╭─ Provided data

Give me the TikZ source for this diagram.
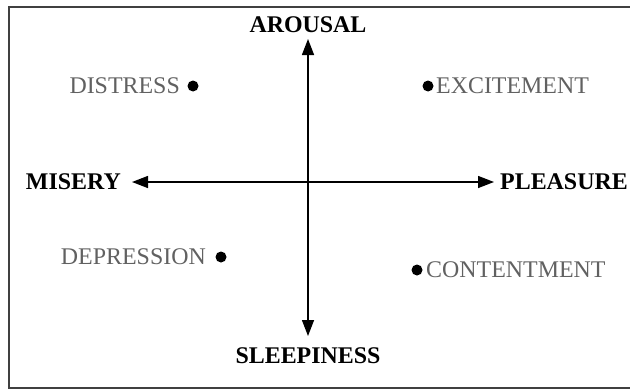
\documentclass[tikz,border=0pt]{standalone}
\usepackage{fontspec}
\setmainfont{Liberation Serif}
\usetikzlibrary{arrows.meta}
\begin{document}
\begin{tikzpicture}[x=1bp, y=1bp,
  every node/.style={font=\fontsize{24}{27}\selectfont, inner sep=0pt},
  axislabel/.style={font=\fontsize{24}{27}\selectfont\bfseries},
  mood/.style={text=black!62},
  dot/.style={circle, fill=black, minimum size=11bp, inner sep=0pt},
  axis/.style={line width=1.4bp, {Triangle[length=16bp,width=12bp]}-{Triangle[length=16bp,width=12bp]}}]
  \clip (0,0) rectangle (630,390);
  \draw[line width=1.5bp, black!75] (9,2) rectangle (640,383);
  % axes
  \coordinate (top) at (308,351);
  \coordinate (bottom) at (308,54);
  \coordinate (left) at (132,208);
  \coordinate (right) at (494,208);
  \draw[axis] (top) -- (bottom);
  \draw[axis] (left) -- (right);
  \node[axislabel] (arousal) at (308,365) {AROUSAL};
  \node[axislabel] (sleepiness) at (308,34) {SLEEPINESS};
  \node[axislabel, anchor=east] (misery) at (121,208) {MISERY};
  \node[axislabel, anchor=west] (pleasure) at (500,208) {PLEASURE};
  % moods
  \node[dot] (distressdot) at (193,304) {};
  \node[mood, anchor=east] (distress) at (180,304) {DISTRESS};
  \node[dot] (excitedot) at (428,304) {};
  \node[mood, anchor=west] (excitement) at (436,304) {EXCITEMENT};
  \node[dot] (depressdot) at (221,133) {};
  \node[mood, anchor=east] (depression) at (206,133) {DEPRESSION};
  \node[dot] (contentdot) at (417,120) {};
  \node[mood, anchor=west] (contentment) at (426,120) {CONTENTMENT};
\end{tikzpicture}
\end{document}
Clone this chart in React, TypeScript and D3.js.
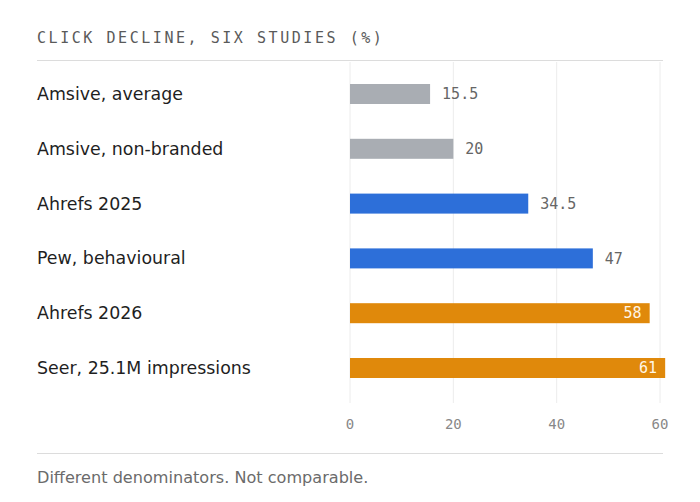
import React, { useRef, useEffect } from 'react';
import * as d3 from 'd3';

const studies = [
  'Amsive, average',
  'Amsive, non-branded',
  'Ahrefs 2025',
  'Pew, behavioural',
  'Ahrefs 2026',
  'Seer, 25.1M impressions',
];
const declines = [15.5, 20, 34.5, 47, 58, 61];
const groups = ['low', 'low', 'mid', 'mid', 'high', 'high'];
const ticks = [0, 20, 40, 60];

const colorOf: Record<string, string> = {
  low: '#a9adb3',
  mid: '#2d6fd9',
  high: '#e0890b',
};

const mono = '"DejaVu Sans Mono", monospace';
const sans = '"DejaVu Sans", sans-serif';

export default function App() {
  const width = 700;
  const height = 502;
  const svgRef = useRef<SVGSVGElement>(null);

  useEffect(() => {
    if (!svgRef.current) return;
    const svg = d3.select(svgRef.current);
    svg.selectAll('*').remove();

    const x = d3.scaleLinear().domain([0, 60]).range([350, 660]);
    const y = d3.scaleBand<string>()
      .domain(studies)
      .range([66.6, 395.4])
      .paddingInner(0.635)
      .paddingOuter(0.3175);

    // title + rules
    svg.append('text')
      .attr('x', 37)
      .attr('y', 43)
      .attr('font-family', mono)
      .attr('font-size', 15)
      .attr('letter-spacing', 2.55)
      .attr('fill', '#5a5a5a')
      .text('CLICK DECLINE, SIX STUDIES (%)');

    svg.append('line')
      .attr('x1', 37).attr('x2', 663)
      .attr('y1', 60.5).attr('y2', 60.5)
      .attr('stroke', '#dcdcdc');

    svg.append('line')
      .attr('x1', 37).attr('x2', 663)
      .attr('y1', 453.5).attr('y2', 453.5)
      .attr('stroke', '#dcdcdc');

    // grid
    svg.append('g')
      .selectAll('line')
      .data(ticks)
      .enter()
      .append('line')
      .attr('x1', d => x(d)).attr('x2', d => x(d))
      .attr('y1', 62).attr('y2', 403)
      .attr('stroke', '#ececec');

    svg.append('g')
      .selectAll('text')
      .data(ticks)
      .enter()
      .append('text')
      .attr('x', d => x(d))
      .attr('y', 429)
      .attr('text-anchor', 'middle')
      .attr('font-family', mono)
      .attr('font-size', 14)
      .attr('fill', '#888')
      .text(d => d);

    const rows = studies.map((s, i) => ({ s, v: declines[i], g: groups[i] }));

    svg.append('g')
      .selectAll('text')
      .data(rows)
      .enter()
      .append('text')
      .attr('x', 37)
      .attr('y', d => (y(d.s) as number) + y.bandwidth() / 2)
      .attr('dy', '0.35em')
      .attr('font-family', sans)
      .attr('font-size', 17.4)
      .attr('fill', '#1f1f1f')
      .text(d => d.s);

    svg.append('g')
      .selectAll('rect')
      .data(rows)
      .enter()
      .append('rect')
      .attr('x', x(0))
      .attr('y', d => y(d.s) as number)
      .attr('width', d => x(d.v) - x(0))
      .attr('height', y.bandwidth())
      .attr('fill', d => colorOf[d.g]);

    svg.append('g')
      .selectAll('text')
      .data(rows)
      .enter()
      .append('text')
      .attr('x', d => (d.v >= 50 ? x(d.v) - 8 : x(d.v) + 12))
      .attr('y', d => (y(d.s) as number) + y.bandwidth() / 2)
      .attr('dy', '0.35em')
      .attr('text-anchor', d => (d.v >= 50 ? 'end' : 'start'))
      .attr('font-family', mono)
      .attr('font-size', 15)
      .attr('fill', d => (d.v >= 50 ? '#fff6e6' : '#666'))
      .text(d => d.v);

    svg.append('text')
      .attr('x', 37)
      .attr('y', 483)
      .attr('font-family', sans)
      .attr('font-size', 16.1)
      .attr('fill', '#6b6b6b')
      .text('Different denominators. Not comparable.');
  }, []);

  return (
    <svg
      ref={svgRef}
      width={width}
      height={height}
      style={{ position: 'absolute', left: 0, top: 0, background: '#fff' }}
    />
  );
}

╰─

■ **What is expected**:
Reproduce the listing above exactly, excluding all pictures.

■ **Answer in full**:
Give me the TikZ source for this diagram.
\documentclass[tikz,border=0pt]{standalone}
\usepackage{fontspec}
\setmainfont{Liberation Serif}
\usetikzlibrary{arrows.meta}
\begin{document}
\begin{tikzpicture}[x=1bp, y=1bp,
  every node/.style={font=\fontsize{24}{27}\selectfont, inner sep=0pt},
  axislabel/.style={font=\fontsize{24}{27}\selectfont\bfseries},
  mood/.style={text=black!62},
  dot/.style={circle, fill=black, minimum size=11bp, inner sep=0pt},
  axis/.style={line width=1.4bp, {Triangle[length=16bp,width=12bp]}-{Triangle[length=16bp,width=12bp]}}]
  \clip (0,0) rectangle (630,390);
  \draw[line width=1.5bp, black!75] (9,2) rectangle (640,383);
  % axes
  \coordinate (top) at (308,351);
  \coordinate (bottom) at (308,54);
  \coordinate (left) at (132,208);
  \coordinate (right) at (494,208);
  \draw[axis] (top) -- (bottom);
  \draw[axis] (left) -- (right);
  \node[axislabel] (arousal) at (308,365) {AROUSAL};
  \node[axislabel] (sleepiness) at (308,34) {SLEEPINESS};
  \node[axislabel, anchor=east] (misery) at (121,208) {MISERY};
  \node[axislabel, anchor=west] (pleasure) at (500,208) {PLEASURE};
  % moods
  \node[dot] (distressdot) at (193,304) {};
  \node[mood, anchor=east] (distress) at (180,304) {DISTRESS};
  \node[dot] (excitedot) at (428,304) {};
  \node[mood, anchor=west] (excitement) at (436,304) {EXCITEMENT};
  \node[dot] (depressdot) at (221,133) {};
  \node[mood, anchor=east] (depression) at (206,133) {DEPRESSION};
  \node[dot] (contentdot) at (417,120) {};
  \node[mood, anchor=west] (contentment) at (426,120) {CONTENTMENT};
\end{tikzpicture}
\end{document}
Clone this chart in React, TypeScript and D3.js.
import React, { useRef, useEffect } from 'react';
import * as d3 from 'd3';

const studies = [
  'Amsive, average',
  'Amsive, non-branded',
  'Ahrefs 2025',
  'Pew, behavioural',
  'Ahrefs 2026',
  'Seer, 25.1M impressions',
];
const declines = [15.5, 20, 34.5, 47, 58, 61];
const groups = ['low', 'low', 'mid', 'mid', 'high', 'high'];
const ticks = [0, 20, 40, 60];

const colorOf: Record<string, string> = {
  low: '#a9adb3',
  mid: '#2d6fd9',
  high: '#e0890b',
};

const mono = '"DejaVu Sans Mono", monospace';
const sans = '"DejaVu Sans", sans-serif';

export default function App() {
  const width = 700;
  const height = 502;
  const svgRef = useRef<SVGSVGElement>(null);

  useEffect(() => {
    if (!svgRef.current) return;
    const svg = d3.select(svgRef.current);
    svg.selectAll('*').remove();

    const x = d3.scaleLinear().domain([0, 60]).range([350, 660]);
    const y = d3.scaleBand<string>()
      .domain(studies)
      .range([66.6, 395.4])
      .paddingInner(0.635)
      .paddingOuter(0.3175);

    // title + rules
    svg.append('text')
      .attr('x', 37)
      .attr('y', 43)
      .attr('font-family', mono)
      .attr('font-size', 15)
      .attr('letter-spacing', 2.55)
      .attr('fill', '#5a5a5a')
      .text('CLICK DECLINE, SIX STUDIES (%)');

    svg.append('line')
      .attr('x1', 37).attr('x2', 663)
      .attr('y1', 60.5).attr('y2', 60.5)
      .attr('stroke', '#dcdcdc');

    svg.append('line')
      .attr('x1', 37).attr('x2', 663)
      .attr('y1', 453.5).attr('y2', 453.5)
      .attr('stroke', '#dcdcdc');

    // grid
    svg.append('g')
      .selectAll('line')
      .data(ticks)
      .enter()
      .append('line')
      .attr('x1', d => x(d)).attr('x2', d => x(d))
      .attr('y1', 62).attr('y2', 403)
      .attr('stroke', '#ececec');

    svg.append('g')
      .selectAll('text')
      .data(ticks)
      .enter()
      .append('text')
      .attr('x', d => x(d))
      .attr('y', 429)
      .attr('text-anchor', 'middle')
      .attr('font-family', mono)
      .attr('font-size', 14)
      .attr('fill', '#888')
      .text(d => d);

    const rows = studies.map((s, i) => ({ s, v: declines[i], g: groups[i] }));

    svg.append('g')
      .selectAll('text')
      .data(rows)
      .enter()
      .append('text')
      .attr('x', 37)
      .attr('y', d => (y(d.s) as number) + y.bandwidth() / 2)
      .attr('dy', '0.35em')
      .attr('font-family', sans)
      .attr('font-size', 17.4)
      .attr('fill', '#1f1f1f')
      .text(d => d.s);

    svg.append('g')
      .selectAll('rect')
      .data(rows)
      .enter()
      .append('rect')
      .attr('x', x(0))
      .attr('y', d => y(d.s) as number)
      .attr('width', d => x(d.v) - x(0))
      .attr('height', y.bandwidth())
      .attr('fill', d => colorOf[d.g]);

    svg.append('g')
      .selectAll('text')
      .data(rows)
      .enter()
      .append('text')
      .attr('x', d => (d.v >= 50 ? x(d.v) - 8 : x(d.v) + 12))
      .attr('y', d => (y(d.s) as number) + y.bandwidth() / 2)
      .attr('dy', '0.35em')
      .attr('text-anchor', d => (d.v >= 50 ? 'end' : 'start'))
      .attr('font-family', mono)
      .attr('font-size', 15)
      .attr('fill', d => (d.v >= 50 ? '#fff6e6' : '#666'))
      .text(d => d.v);

    svg.append('text')
      .attr('x', 37)
      .attr('y', 483)
      .attr('font-family', sans)
      .attr('font-size', 16.1)
      .attr('fill', '#6b6b6b')
      .text('Different denominators. Not comparable.');
  }, []);

  return (
    <svg
      ref={svgRef}
      width={width}
      height={height}
      style={{ position: 'absolute', left: 0, top: 0, background: '#fff' }}
    />
  );
}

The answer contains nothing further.